Photographic semantics can often be restrictive and misleading. They can be bound up in tradition and familiarity. Words are used to describe practice without little thought to their appropriateness. For example, the history of photographic studios dates back to the 19th century when photographic studios made use of painters’ lighting techniques to create photographic portraits. In the beginning nothing was better than sunlight with a window acting as the primary light source. Today the studio is defined by different criteria, but should it be?
The first use of ‘flash’ dates back to 1839 when L. Ibbetson used limelight to photograph small objects, placing a piece of lime into a flame fuelled with oxy-hydrogen. Photographic studios began adopting ‘flash’ in 1840 but by 1864 the magnesium wire, had become the new artificial light source. Expensive and dangerous, these were also known as ‘hot lights’ and could have exploded. Despite this obvious danger they were commonly adopted by professional ‘studios’. From this point on the photographic studio was perceived to be the home of commercial photography.
Modern studios are equipped with the latest lighting and a few have good available light, most have white walls, maybe an infinity cove, reflector boards, the latest digital tethered technology, backdrops, and maybe some catering and rental options. High ceilings, big spaces, a place for hair and make-up to take be undertaken, a few clothes rails and a changing room or two are all pre-requisites for the professional studio, but in reality they are just rooms with some photography related stuff in them.

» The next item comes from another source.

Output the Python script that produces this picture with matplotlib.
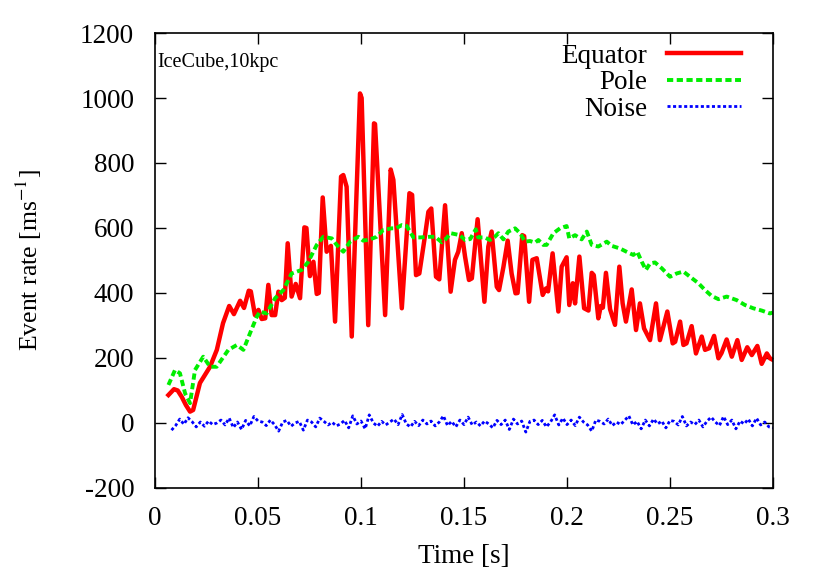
import numpy as np
import matplotlib.pyplot as plt

# Equator (time in ms, rate)
eq_t = [6.5, 9.2, 11, 13, 15, 17, 18.5, 21.8, 26.7, 30, 33, 36, 38.3, 41.3, 43.2, 45.5, 46.5,
        48.5, 50.2, 51.8, 53.5, 55, 56.6, 58.3, 59.9, 61.5, 63, 64.4, 66.3, 68.3, 70.4, 72.5,
        73.5, 75.2, 76.9, 78.5, 79.5, 81.4, 83.3, 85.4, 87.4, 90.3, 91.4, 93, 95.5, 97.5, 99.5,
        100.3, 103.5, 106.3, 106.8, 111.7, 114.4, 115.7, 119.8, 123.5, 124.8, 126.7, 128.3,
        131.1, 132.7, 134.1, 136.4, 138, 140.8, 143.5, 145.6, 147.2, 148.9, 150.5, 152.4, 153.8,
        156.6, 159.9, 161.8, 163.4, 165.9, 167, 169.1, 171.2, 173.1, 175, 176, 178.3, 179.2,
        181.6, 183.2, 185.3, 188.2, 189.8, 190.8, 193, 195.8, 197.4, 199.8, 201.1, 202.8, 203.9,
        206, 208.3, 210.4, 212, 213, 215.2, 216.4, 217.4, 218.9, 220.9, 223.3, 225.4, 227,
        228.6, 231.4, 233.5, 235.4, 237.4, 240.3, 243.2, 245.1, 248.7, 251.3, 252.5, 254.9,
        256.5, 258, 260.5, 262.6, 265.4, 267, 269, 271.4, 273.5, 275, 277.5, 280, 282.7, 284.8,
        287.5, 289.7, 292.4, 294.5, 297, 298.5, 300]
eq_v = [86, 104, 100, 80, 55, 35, 40, 123, 173, 225, 307, 360, 335, 376, 354, 407, 405,
        332, 348, 320, 322, 425, 332, 332, 404, 378, 385, 553, 389, 428, 384, 602,
        600, 452, 496, 397, 400, 694, 527, 545, 312, 758, 763, 727, 266, 650, 1014,
        1000, 301, 922, 920, 332, 780, 748, 353, 707, 702, 455, 460,
        578, 650, 660, 450, 442, 670, 404, 502, 527, 584, 512, 440, 445,
        627, 373, 543, 589, 419, 409, 479, 561, 460, 399, 400, 578, 575,
        373, 502, 507, 394, 414, 405, 522, 343, 481, 510, 363, 430, 368,
        512, 353, 346, 462, 455, 322, 360, 355, 462, 350, 302, 481, 368,
        312, 411, 286, 368, 291, 255, 368, 255, 343, 245, 250, 312,
        240, 245, 298, 214, 266, 225, 230, 268, 199, 215, 257, 204, 255, 194,
        233, 209, 237, 182, 214, 199, 194]

# Pole
pole_t = [6.5, 9.7, 12.1, 14.6, 17, 19.4, 23.4, 26.7, 29.9, 35.6, 39.7, 42.9, 46.1, 49.4, 51,
          54.2, 58.3, 62.3, 66.3, 71.2, 74.4, 78.5, 81.7, 85.8, 88.2, 91.4, 94.7, 98.7, 101.1,
          104.4, 107.6, 110.8, 114.9, 117, 119.8, 122.2, 125.4, 128.6, 133.5, 136, 139.2, 141,
          143.5, 148, 150.5, 153, 155.7, 156.9, 160, 162.6, 165, 166.7, 169.1, 171.5, 174.8,
          177.2, 179.6, 182, 184.5, 186.1, 188.5, 190.1, 193.4, 196.6, 199.8, 201.1, 203.9,
          207.1, 209.6, 212, 215.2, 219.3, 221.7, 225.7, 229.8, 232.2, 234.1, 236.3, 238.3,
          240.3, 242.7, 246, 250, 253.2, 256.5, 259.7, 263.8, 267, 270.2, 273.5, 277.5, 282.4,
          286.4, 290.4, 294.5, 298.5, 300]
pole_v = [117, 163, 153, 91, 61, 163, 204, 173, 173, 225, 240, 225, 276, 327, 343,
          337, 384, 409, 460, 471, 496, 548, 573, 568, 548, 527, 558, 573, 561,
          565, 573, 594, 599, 599, 609, 606, 571, 571, 573, 573, 556, 565,
          584, 578, 563, 566, 596, 571, 571, 563, 573, 584, 565, 589, 599,
          584, 558, 560, 555, 563, 548, 548, 584, 599, 606, 568, 578,
          565, 589, 548, 543, 558, 545, 537, 524, 517, 527, 496, 471,
          491, 494, 476, 450, 460, 466, 450, 430, 409, 391, 381, 389, 378,
          363, 353, 346, 337, 340]

# Noise, every 2 ms from 8 ms
noise_v = [-22, -8, 12, -4, 16, 4, -12, 3, -10, 6, -5, 0, 9, -6, 15, -14, 3, -20, 8, -9,
           20, 6, 3, -8, 9, -5, -25, 3, 8, -10, 0, 5, -22, 9, 3, -12, 15, 5, -6, 2,
           -9, -3, 8, -15, 22, -3, 6, -18, 25, 0, -10, 5, -6, 3, 12, -5, 26, -3, -12, 5,
           -8, 9, -3, 6, -9, 3, 22, -8, 5, -12, 9, -5, 18, -6, 3, -9, 6, -3, -15, 8,
           -5, 9, -20, 12, -3, 6, -28, 5, 9, -5, 8, -12, 3, 25, -6, 15, -5, 9, -8, 18,
           3, -6, -25, 9, 5, -3, 12, -8, 3, -5, 8, 22, -6, 5, -18, 9, -9, 12, -3, 6,
           -15, 8, 5, -6, 20, -9, 3, -5, 9, -12, 6, 18, 3, -8, 20, -5, 9, -18, 6, -3,
           12, -9, 15, -6, 3, -12, -15]
noise_t = np.arange(len(noise_v)) * 2 + 8

plt.rcParams['font.family'] = 'Liberation Serif'
plt.rcParams['mathtext.fontset'] = 'stix'
plt.rcParams['axes.unicode_minus'] = False

fig = plt.figure(figsize=(8.22, 5.76), dpi=100)
ax = fig.add_axes([0.1886, 0.1528, 0.7518, 0.7899])

ax.plot(np.array(eq_t) / 1000, eq_v, color='#ff0000', lw=3.2, label='Equator')
ax.plot(np.array(pole_t) / 1000, pole_v, color='#00ee00', lw=2.8, dashes=(1.6, 0.9),
        label='Pole')
ax.plot(noise_t / 1000, noise_v, color='#0000ff', lw=2.0, dashes=(1.1, 0.9), label='Noise')

ax.set_xlim(0, 0.3)
ax.set_ylim(-200, 1200)
ax.set_xticks([0, 0.05, 0.1, 0.15, 0.2, 0.25, 0.3])
ax.set_xticklabels(['0', '0.05', '0.1', '0.15', '0.2', '0.25', '0.3'])
ax.set_yticks(range(-200, 1201, 200))
ax.tick_params(axis='both', direction='in', length=8, width=1, top=True, right=True,
               labelsize=19.5)
ax.tick_params(axis='y', pad=15)
ax.tick_params(axis='x', pad=13)
for s in ax.spines.values():
    s.set_linewidth(1.2)

ax.set_xlabel('Time [s]', fontsize=19.5, labelpad=9)
ax.set_ylabel('Event rate [ms$^{-1}$]', fontsize=18.5, labelpad=26)
ax.text(0.004, 0.935, 'IceCube,10kpc', transform=ax.transAxes, fontsize=14.5,
        va='center', ha='left')

ax.legend(loc='upper right', markerfirst=False, frameon=False, fontsize=19.5,
          handlelength=2.7, labelspacing=0.05, handletextpad=0.75,
          borderaxespad=0.0, bbox_to_anchor=(0.965, 1.0))

fig.savefig('out.png', dpi=100)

Therefore when people speak to me about ‘studio photography’ I cannot resist a wry smile. I wonder what they are referring to! Are they talking about photography in a space with all of the ‘add-ons’ I have just listed or are they referring to images created in front of a flat coloured backdrop lit with artificial light, and how do they know that light is artificial? Or are they thinking of highly post produced images that feel as if they were created within a studio?
You may say that it doesn’t matter either way and you may be right, but I ask you to indulge me for a moment.
Any working commissioned photographer working within the editorial sector will be well aware of how often they are asked to photograph celebrities within a hotel room in no more than ten minutes. In such situations a controlled solution is a safe bet and the transformation of a generic hotel room decor with a Colorama on portable stands and some portable lighting kits is the safe answer. Does this make a hotel room a studio? Is this studio photography?
The cost of hiring a studio is often beyond the ever decreasing editorial budget and as a result I am often asked to photograph celebrities (or as I like to refer to them, ‘people you may have heard of’) in their own homes. Space can often be tight, reflections a problem, and time limited. The solution is of course to use available light. Maybe with some ‘fill-in’ or a reflector or two to make whatever is available as useful as possible. Does this make the home a studio? Is this studio photography?
I could go on, but I think I’ve made my point. The only element that a professional studio has that we cannot replicate elsewhere is an infinity curve!
Perhaps we should invent a new genre of work defined by infinity curves, of course I am only joking! The reality is that the term ‘studio photography’ is as inaccurate and generic a description of an area of photographic practice as the term ‘landscape’. You may think that they are both accurate, that one is inside and the other outside but of course that is not true either. In Paris, the Pin-Up studio complex has a white concrete infinity curve on the roof of the building (I know this as I have used it), and who ever said that a landscape cannot exist within a roofed structure?
The truth of course is that there is no such thing as studio photography, because there is no such thing as a studio. A studio can be any space that you choose to photograph in, it doesn’t need specific pieces of equipment, it doesn’t have to have white walls, it doesn’t need to have artificial light or on-site catering! It’s a location in which images are made, but don’t get me started on location photography!
Grant Scott is the founder/curator of United Nations of Photography, a Senior Lecturer and Subject Co-ordinator: Photography at Oxford Brookes University, Oxford, a podcaster, BBC Radio contributor, filmmaker, a working photographer, and the author of Professional Photography: The New Global Landscape Explained (Routledge 2014), The Essential Student Guide to Professional Photography (Routledge 2015), New Ways of Seeing: The Democratic Language of Photography (Routledge 2019).
His book What Does Photography Mean to You? including 89 photographers who have contributed to the A Photographic Life podcast is on sale now £9.99 https://bluecoatpress.co.uk/product/what-does-photography-mean-to-you/
© Grant Scott 2021
Thank you for a provocative meditation. There’s another perspective, contrary to there being “no such thing as studio photography”, if one considers what is being done in a studio – making an ‘étude’ or ‘ésquisse’ as French artists would call it (at least in the Academy)…i.e. a ‘study’, as opposed to an ‘ébauche’ or a sketch. Whether the subject is human or object, making a study requires a certain attitude, a concentrated approach, a concern for quality of finish that follows in the darkroom, that I may apply, say to making a picture of a scorpion on a gravestone (out-of-doors), as opposed to a shot of a burial in action, the latter being an observation rather than an examination, an essay, an interpretation. I think that is what defines a studio picture and am sure most photographers know the difference.